┌─ Source material

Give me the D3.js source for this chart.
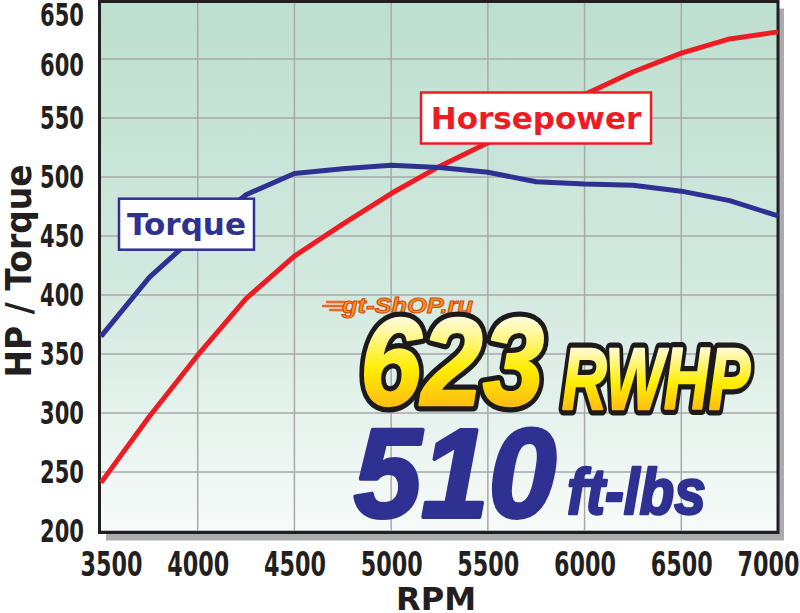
<!DOCTYPE html>
<html>
<head>
<meta charset="utf-8">
<script src="https://cdn.jsdelivr.net/npm/d3@7"></script>
<style>
  body { margin: 0; background: #fff; }
  svg { display: block; }
</style>
</head>
<body>
<script>
// values
var rpm        = [3500, 3750, 4000, 4250, 4500, 4750, 5000, 5250, 5500, 5750, 6000, 6250, 6500, 6750, 7000];
var horsepower = [241, 297, 349, 397, 433, 460, 486, 509, 529, 549, 570, 589, 605, 617, 623];
var torque     = [365, 415, 452, 485, 503, 507, 510, 508, 504, 496, 494, 493, 488, 480, 467];

var rpmTicks   = [3500, 4000, 4500, 5000, 5500, 6000, 6500, 7000];
var valueTicks = [200, 250, 300, 350, 400, 450, 500, 550, 600, 650];

var width = 800;
var height = 613;

var svg = d3.select("body")
            .append("svg")
               .attr("width", width)
               .attr("height", height);

var x = d3.scaleLinear()
         .domain([3500, 7000])
         .range([101, 778]);

var y = d3.scaleLinear()
         .domain([200, 650])
         .range([531, 0]);

var defs = svg.append("defs");

var bg = defs.append("linearGradient")
   .attr("id", "bg")
   .attr("x1", 0).attr("y1", 0).attr("x2", 0).attr("y2", 1);
bg.append("stop").attr("offset", "0%").attr("stop-color", "#bddfd0");
bg.append("stop").attr("offset", "55%").attr("stop-color", "#d3e9df");
bg.append("stop").attr("offset", "100%").attr("stop-color", "#f8fbfa");

var gold = defs.append("linearGradient")
   .attr("id", "gold")
   .attr("x1", 0).attr("y1", 0).attr("x2", 0).attr("y2", 1);
gold.append("stop").attr("offset", "0%").attr("stop-color", "#ffffff");
gold.append("stop").attr("offset", "20%").attr("stop-color", "#fffbd0");
gold.append("stop").attr("offset", "55%").attr("stop-color", "#ffed00");
gold.append("stop").attr("offset", "80%").attr("stop-color", "#fdc010");
gold.append("stop").attr("offset", "100%").attr("stop-color", "#f7941d");

var x0 = x.range()[0], x1 = x.range()[1];
var yTop = 1.5, yBot = y.range()[0] + 1.5;

// drop shadow + plot background
svg.append("rect")
   .attr("x", x0 + 5).attr("y", yTop + 7)
   .attr("width", x1 - x0 + 1).attr("height", yBot - yTop + 1)
   .style("fill", "#a9abae");

svg.append("rect")
   .attr("x", x0 - 1.5).attr("y", yTop)
   .attr("width", x1 - x0 + 1.5).attr("height", yBot - yTop)
   .style("fill", "url(#bg)");

// grid
svg.append("g").selectAll("line")
   .data(rpmTicks.slice(1, -1))
   .enter().append("line")
      .attr("x1", function(d) { return x(d); })
      .attr("x2", function(d) { return x(d); })
      .attr("y1", yTop).attr("y2", yBot)
      .style("stroke", "#a7a9ab")
      .style("stroke-width", 1.5);

svg.append("g").selectAll("line")
   .data(valueTicks.slice(0, -1))
   .enter().append("line")
      .attr("x1", x0).attr("x2", x1)
      .attr("y1", function(d) { return y(d); })
      .attr("y2", function(d) { return y(d); })
      .style("stroke", "#a7a9ab")
      .style("stroke-width", 1.5);

// frame
svg.append("rect")
   .attr("x", x0 - 1.5).attr("y", yTop)
   .attr("width", x1 - x0 + 1.5).attr("height", yBot - yTop)
   .style("fill", "none")
   .style("stroke", "#231f20")
   .style("stroke-width", 3);

// axes (labels only) - condensed look via textLength
var tickFont = "'DejaVu Sans', sans-serif";

var yAxis = d3.axisLeft(y)
      .tickValues(valueTicks)
      .tickFormat(d3.format("d"))
      .tickSize(0)
      .tickPadding(0);

var gy = svg.append("g")
   .attr("class", "y axis")
   .attr("transform", "translate(84,0)")
   .call(yAxis);
gy.select(".domain").remove();
gy.selectAll("text")
   .attr("textLength", 44)
   .attr("lengthAdjust", "spacingAndGlyphs")
   .style("font-family", tickFont)
   .style("font-weight", "bold")
   .style("font-size", "32px")
   .style("fill", "#231f20")
   .attr("dy", function(d) {
      // top labels sit a little lower on the original
      if (d == 650) return "0.8em";
      if (d == 600) return "0.52em";
      return "0.33em";
   });

var xAxis = d3.axisBottom(x)
      .tickValues(rpmTicks)
      .tickFormat(d3.format("d"))
      .tickSize(0)
      .tickPadding(0);

var gx = svg.append("g")
   .attr("class", "x axis")
   .attr("transform", "translate(0,576)")
   .call(xAxis);
gx.select(".domain").remove();
gx.selectAll("text")
   .attr("y", 0)
   .attr("dy", 0)
   .attr("dx", function(d, i) {
      if (i == 0) return 10;
      if (i == rpmTicks.length - 1) return -10;
      return 0;
   })
   .attr("textLength", 62)
   .attr("lengthAdjust", "spacingAndGlyphs")
   .style("font-family", tickFont)
   .style("font-weight", "bold")
   .style("font-size", "33px")
   .style("fill", "#231f20");

var titleFont = "'DejaVu Sans', sans-serif";

svg.append("text")
   .attr("transform", "translate(31,271) rotate(-90)")
   .attr("text-anchor", "middle")
   .attr("textLength", 213)
   .attr("lengthAdjust", "spacingAndGlyphs")
   .style("font-family", titleFont)
   .style("font-weight", "bold")
   .style("font-size", "35px")
   .style("fill", "#231f20")
   .text("HP / Torque");

svg.append("text")
   .attr("x", 436).attr("y", 610)
   .attr("text-anchor", "middle")
   .attr("textLength", 80)
   .attr("lengthAdjust", "spacingAndGlyphs")
   .style("font-family", titleFont)
   .style("font-weight", "bold")
   .style("font-size", "32px")
   .style("fill", "#231f20")
   .text("RPM");

// curves
var series = [
   { name: "Horsepower", values: horsepower, color: "#ed1c24", at: [5749, 550], w: 230 },
   { name: "Torque",     values: torque,     color: "#2e3192", at: [3942, 460], w: 135 }
];

var line = d3.line()
   .x(function(d) { return x(d[0]); })
   .y(function(d) { return y(d[1]); });

series.forEach(function(s) {
   svg.append("path")
      .datum(d3.zip(rpm, s.values))
      .attr("d", line)
      .style("fill", "none")
      .style("stroke", s.color)
      .style("stroke-width", 5)
      .style("stroke-linejoin", "round");
});

// label boxes
series.forEach(function(s) {
   var cx = x(s.at[0]), cy = y(s.at[1]);
   var g = svg.append("g").attr("transform", "translate(" + cx + "," + cy + ")");
   g.append("rect")
      .attr("x", -s.w / 2).attr("y", -25.5)
      .attr("width", s.w).attr("height", 51)
      .style("fill", "#fff")
      .style("stroke", s.color)
      .style("stroke-width", 2.5);
   g.append("text")
      .attr("y", 11)
      .attr("text-anchor", "middle")
      .style("font-family", titleFont)
      .style("font-weight", "bold")
      .style("font-size", "31px")
      .style("fill", s.color)
      .text(s.name);
});

// headline
var bigFont = "'Liberation Sans', Arial, sans-serif";

var logo = svg.append("g");
[[302, 327, 345], [306, 323, 343], [310, 330, 344]].forEach(function(l) {
   logo.append("line")
      .attr("x1", l[1]).attr("x2", l[2])
      .attr("y1", l[0]).attr("y2", l[0])
      .style("stroke", "#f26522")
      .style("stroke-width", 2.5)
      .style("stroke-linecap", "round");
});
logo.append("text")
   .attr("x", 342).attr("y", 313)
   .attr("textLength", 131)
   .attr("lengthAdjust", "spacingAndGlyphs")
   .style("font-family", bigFont)
   .style("font-weight", "bold")
   .style("font-style", "italic")
   .style("font-size", "22px")
   .style("fill", "#f7941d")
   .style("stroke", "#d1490f")
   .style("stroke-width", 1)
   .text("gt-ShOP.ru");

function outlined(txt, px, py, size, len) {
   var t = svg.append("g");
   t.append("text")
      .attr("x", px).attr("y", py)
      .attr("textLength", len)
      .attr("lengthAdjust", "spacingAndGlyphs")
      .style("font-family", bigFont)
      .style("font-weight", "bold")
      .style("font-style", "italic")
      .style("font-size", size + "px")
      .style("fill", "#1c1a1b")
      .style("stroke", "#1c1a1b")
      .style("stroke-width", 13)
      .style("stroke-linejoin", "round")
      .text(txt);
   t.append("text")
      .attr("x", px).attr("y", py)
      .attr("textLength", len)
      .attr("lengthAdjust", "spacingAndGlyphs")
      .style("font-family", bigFont)
      .style("font-weight", "bold")
      .style("font-style", "italic")
      .style("font-size", size + "px")
      .style("fill", "url(#gold)")
      .style("stroke", "url(#gold)")
      .style("stroke-width", 2.5)
      .style("stroke-linejoin", "round")
      .text(txt);
}
outlined("623", 360, 405, 124, 184);
outlined("RWHP", 562, 409, 88, 188);

svg.append("text")
   .attr("x", 354).attr("y", 517)
   .attr("textLength", 202)
   .attr("lengthAdjust", "spacingAndGlyphs")
   .style("font-family", bigFont)
   .style("font-weight", "bold")
   .style("font-style", "italic")
   .style("font-size", "126px")
   .style("fill", "#2e3192")
   .style("stroke", "#2e3192")
   .style("stroke-width", 4)
   .style("stroke-linejoin", "round")
   .text("510");

svg.append("text")
   .attr("x", 567).attr("y", 514)
   .attr("textLength", 139)
   .attr("lengthAdjust", "spacingAndGlyphs")
   .style("font-family", bigFont)
   .style("font-weight", "bold")
   .style("font-style", "italic")
   .style("font-size", "64px")
   .style("fill", "#2e3192")
   .style("stroke", "#2e3192")
   .style("stroke-width", 2.5)
   .style("stroke-linejoin", "round")
   .text("ft-lbs");
</script>
</body>
</html>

└─

Give again, word for word, every line from the top of the data above to the line holding "var height = 613;", inclusive, with the pictures left out.

- _Final result_
Give me the D3.js source for this chart.
<!DOCTYPE html>
<html>
<head>
<meta charset="utf-8">
<script src="https://cdn.jsdelivr.net/npm/d3@7"></script>
<style>
  body { margin: 0; background: #fff; }
  svg { display: block; }
</style>
</head>
<body>
<script>
// values
var rpm        = [3500, 3750, 4000, 4250, 4500, 4750, 5000, 5250, 5500, 5750, 6000, 6250, 6500, 6750, 7000];
var horsepower = [241, 297, 349, 397, 433, 460, 486, 509, 529, 549, 570, 589, 605, 617, 623];
var torque     = [365, 415, 452, 485, 503, 507, 510, 508, 504, 496, 494, 493, 488, 480, 467];

var rpmTicks   = [3500, 4000, 4500, 5000, 5500, 6000, 6500, 7000];
var valueTicks = [200, 250, 300, 350, 400, 450, 500, 550, 600, 650];

var width = 800;
var height = 613;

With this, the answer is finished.